The book also brings out something for me as a non-parent. Miller's in a position financially to care for her father pretty well, and has a good enough relationship to do so. There's a sort of fantasy we in the US have (and elsewhere, no doubt), that one's children will take care of a parent when s/he's no longer able to care for him/herself. Of course, that's a fantasy, but it's a powerful one. As someone who's not a parent, I can't ride with the fantasy, so I worry sometimes.
I know a woman, J, who's mentally retarded. She's a senior citizen now, has never held a job, can't read, and can't manage her financial affairs. But in many ways, she takes care of herself quite well. She has two children, a son and a daughter, so the fantasy would suggest that she's in good hands. But one of her kids has been in jail more than a few times for theft and fraud and such, and the other can't manage his/her own money, though not because of mental disability. So, since J's mother died, L has been managing her affairs, trying to see that she has safe housing and such. But L, too, is a senior citizen, and may at some point need someone to look after his affairs.
J's situation is only unique in that she's needed someone else to look out for her for longer than most of us do. But I bet most of us will need to trust someone to look out for us at some point. Miller's book gave me lots to think about, not only about the long term care issue.
I think between Miller's book and Didion's Year of Magical Thinking (which I listened to as I drove this summer), I've been frustrated by how surprised they seem to be by their grieving. I don't think I've experienced a lot of deaths in my life, but when I've experienced deaths, I've expected to grieve for a fair bit of time (depending on my relationship and loss, of course). But both Miller and Didion seem surprised that they feel sad after a year or so, as if somehow they're supposed to have an easier time. I wonder if there's a race/class/gender thing happening, of if they're prompted to write because that's how they process, while other folks who expect to feel sad for a while don't?
I can't write quite what I'm after to express what I'm thinking because things are all tied up in personal experience and writing is tough and stuffs.
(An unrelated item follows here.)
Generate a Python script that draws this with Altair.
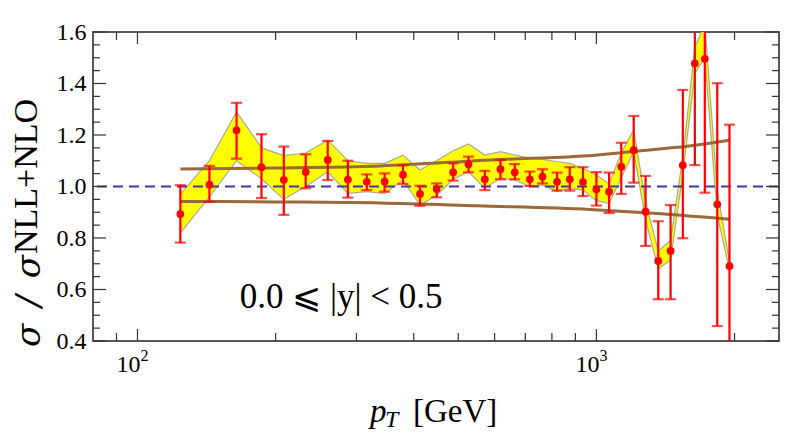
import altair as alt
import pandas as pd

# ---- data ----
pt = [124, 143.5, 164.4, 186.3, 208.4, 232.6, 259.8, 287.4, 316, 345.6, 379, 412.7,
      448.7, 487.5, 526.4, 571.3, 618, 664, 716, 763, 821, 875, 935, 1000, 1066,
      1133, 1206, 1280, 1364, 1451, 1543, 1639, 1723, 1834, 1950]
ratio = [0.893, 1.007, 1.218, 1.075, 1.026, 1.056, 1.103, 1.027, 1.018, 1.019, 1.046, 0.971,
         0.990, 1.055, 1.086, 1.028, 1.067, 1.055, 1.028, 1.038, 1.018, 1.028, 1.017, 0.989,
         0.980, 1.077, 1.141, 0.902, 0.711, 0.750, 1.083, 1.478, 1.496, 0.931, 0.691]
err_hi = [1.005, 1.080, 1.325, 1.203, 1.155, 1.125, 1.177, 1.100, 1.047, 1.051, 1.083, 1.003,
          1.012, 1.090, 1.116, 1.061, 1.103, 1.087, 1.058, 1.067, 1.054, 1.075, 1.075, 1.056,
          1.054, 1.170, 1.274, 1.041, 0.865, 0.928, 1.375, 1.873, 2.016, 1.401, 1.240]
err_lo = [0.782, 0.940, 1.108, 0.955, 0.890, 0.993, 1.025, 0.957, 0.986, 0.980, 1.010, 0.925,
          0.958, 1.023, 1.055, 0.986, 1.028, 1.028, 1.002, 1.012, 0.984, 0.984, 0.963, 0.926,
          0.897, 0.971, 1.015, 0.769, 0.562, 0.562, 0.799, 1.083, 0.976, 0.458, 0.142]
band_lo = [0.82, 0.96, 1.10, 1.03, 0.95, 1.00, 1.057, 0.973, 0.98, 0.973, 1.025, 0.928,
           0.965, 1.028, 1.057, 0.993, 1.032, 1.025, 1.000, 1.006, 0.980, 0.993, 0.986, 0.945,
           0.935, 1.035, 1.135, 0.870, 0.680, 0.715, 1.050, 1.440, 1.500, 0.890, 0.675]
band_hi = [0.97, 1.10, 1.29, 1.15, 1.12, 1.13, 1.180, 1.100, 1.09, 1.090, 1.122, 1.064,
           1.100, 1.139, 1.165, 1.122, 1.135, 1.122, 1.110, 1.105, 1.096, 1.090, 1.070, 1.045,
           1.010, 1.130, 1.220, 0.940, 0.750, 0.790, 1.115, 1.540, 1.630, 0.986, 0.705]

upper_x = [124, 200, 338, 618, 935, 1206, 1500, 1950]
upper_y = [1.068, 1.072, 1.080, 1.105, 1.118, 1.136, 1.152, 1.180]
lower_x = [124, 200, 338, 550, 968, 1280, 1950]
lower_y = [0.942, 0.940, 0.936, 0.925, 0.911, 0.898, 0.873]

y_major = [0.4, 0.6, 0.8, 1.0, 1.2, 1.4, 1.6]
y_minor = [0.45, 0.5, 0.55, 0.65, 0.7, 0.75, 0.85, 0.9, 0.95, 1.05, 1.1, 1.15,
           1.25, 1.3, 1.35, 1.45, 1.5, 1.55]
x_major = [100, 1000]
x_minor = [90, 200, 300, 400, 500, 600, 700, 800, 900, 2000]
x_label_base = ["10", "10"]
x_label_exp = ["2", "3"]

W, H = 686, 309
SERIF = "Liberation Serif"
xs = alt.Scale(type="log", domain=[80, 2500], nice=False)
ys = alt.Scale(domain=[0.4, 1.6], nice=False, zero=False)

df = pd.DataFrame(dict(pt=pt, r=ratio, hi=err_hi, lo=err_lo, blo=band_lo, bhi=band_hi))
up = pd.DataFrame(dict(x=upper_x, y=upper_y))
lo = pd.DataFrame(dict(x=lower_x, y=lower_y))

X = alt.X("pt:Q", scale=xs, axis=None)

band = alt.Chart(df).mark_area(color="#ffff00", stroke="#a9a99a", strokeWidth=1.2,
                               clip=True, opacity=1).encode(
    x=X,
    y=alt.Y("blo:Q", scale=ys, axis=alt.Axis(values=y_major, format=".1f", labelFont=SERIF,
                                             labelFontSize=24, labelColor="black", ticks=False,
                                             domain=False, grid=False, title=None, labelPadding=7)),
    y2="bhi:Q")

brown_u = alt.Chart(up).mark_line(color="#9b6a3a", strokeWidth=3, interpolate="monotone", clip=True).encode(
    x=alt.X("x:Q", scale=xs, axis=None), y=alt.Y("y:Q", scale=ys))
brown_l = alt.Chart(lo).mark_line(color="#9b6a3a", strokeWidth=3, interpolate="monotone", clip=True).encode(
    x=alt.X("x:Q", scale=xs, axis=None), y=alt.Y("y:Q", scale=ys))

dash = alt.Chart(pd.DataFrame({"v": [1.0]})).mark_rule(color="#3c3ca0", strokeWidth=2,
                                                       strokeDash=[10, 6]).encode(
    y=alt.Y("v:Q", scale=ys))

ebar = alt.Chart(df).mark_rule(color="#ff0000", strokeWidth=2.2, clip=True).encode(
    x=X, y=alt.Y("lo:Q", scale=ys), y2="hi:Q")
cap_t = alt.Chart(df).mark_tick(color="#ff0000", orient="horizontal", size=11, thickness=2.2,
                                clip=True).encode(x=X, y=alt.Y("hi:Q", scale=ys))
cap_b = alt.Chart(df).mark_tick(color="#ff0000", orient="horizontal", size=11, thickness=2.2,
                                clip=True).encode(x=X, y=alt.Y("lo:Q", scale=ys))
pts = alt.Chart(df).mark_circle(color="#ff0000", size=60, opacity=1, clip=True).encode(
    x=X, y=alt.Y("r:Q", scale=ys))

# frame ticks (inward)
TC = "#333333"
ymaj = pd.DataFrame({"v": y_major})
ymin = pd.DataFrame({"v": y_minor})
xmaj = pd.DataFrame({"v": x_major})
xmin = pd.DataFrame({"v": x_minor})
ticks = []
for d, L in [(ymaj, 13), (ymin, 7)]:
    ticks.append(alt.Chart(d).mark_rule(color=TC, strokeWidth=1.2).encode(
        y=alt.Y("v:Q", scale=ys), x=alt.value(0), x2=alt.value(L)))
    ticks.append(alt.Chart(d).mark_rule(color=TC, strokeWidth=1.2).encode(
        y=alt.Y("v:Q", scale=ys), x=alt.value(W), x2=alt.value(W - L)))
for d, L in [(xmaj, 12), (xmin, 8)]:
    ticks.append(alt.Chart(d).mark_rule(color=TC, strokeWidth=1.2).encode(
        x=alt.X("v:Q", scale=xs, axis=None), y=alt.value(H), y2=alt.value(H - L)))
    ticks.append(alt.Chart(d).mark_rule(color=TC, strokeWidth=1.2).encode(
        x=alt.X("v:Q", scale=xs, axis=None), y=alt.value(0), y2=alt.value(L)))

# x tick labels 10^2, 10^3
xl = pd.DataFrame({"v": x_major, "b": x_label_base, "e": x_label_exp})
xlab_b = alt.Chart(xl).mark_text(font=SERIF, fontSize=24, align="right", baseline="alphabetic",
                                 dx=3, color="black").encode(
    x=alt.X("v:Q", scale=xs, axis=None), y=alt.value(H + 31), text="b:N")
xlab_e = alt.Chart(xl).mark_text(font=SERIF, fontSize=16, align="left", baseline="alphabetic",
                                 dx=3, color="black").encode(
    x=alt.X("v:Q", scale=xs, axis=None), y=alt.value(H + 20), text="e:N")

one = pd.DataFrame({"a": [0]})
def txt(s, x, y, size, italic=False, angle=0, align="left", font=SERIF):
    kw = dict(font=font, fontSize=size, align=align, baseline="alphabetic", color="black")
    if italic:
        kw["fontStyle"] = "italic"
    if angle:
        kw["angle"] = angle
    return alt.Chart(one).mark_text(**kw).encode(x=alt.value(x), y=alt.value(y), text=alt.value(s))

titles = [
    txt("p", 277, 390, 33, italic=True),
    txt("T", 292, 395, 24, italic=True),
    txt("[GeV]", 320, 390, 33),
    txt("σ\u2002/\u2002σ", -53, 315, 34, italic=True, angle=270, font="DejaVu Serif"),
    txt("NLL+NLO", -56, 222, 34, angle=270),
    txt("0.0 ⩽ |y| < 0.5", 248, 276, 35, align="center"),
]

chart = alt.layer(band, brown_u, brown_l, dash, ebar, cap_t, cap_b, pts,
                  *ticks, xlab_b, xlab_e, *titles).properties(
    width=W, height=H, autosize="none",
    padding={"left": 85, "top": 24, "right": 2, "bottom": 95},
).configure_view(stroke="#222222", strokeWidth=1.5)

chart.save("out.html", embed_options={"renderer": "svg", "actions": False})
I also recently finished Mark Felt's memoir, co-authored with John D. O'Connor and W. Mark Felt. In case Felt's name doesn't sound familiar, he was the famous "Deep Throat" of Watergate fame. I started listening to Felt's book a couple days before Ford died, which was an odd coincidence. I still think Ford was totally wrong to pardon Nixon, especially before all the investigations were complete. Totally wrong. (It weirds me out to think that Nixon looks good compared to our current president.)
I also was reminded of trying to understand the whole "Deep Throat" pseudonym. I was maybe thirteen when Watergate got into the news, old enough to pay a little attention, but completely sexually ignorant. So I remember my poor Mom explaining why adults seemed so giggly about the pseudonym. My poor Mom!!
What's worse, whenever I hear the term "Deep Throat," the images that come to my mind are of Nixon, Liddy, Haldeman, and the rest of the men whose pictures were all over the news in those years. It's not a pretty thing.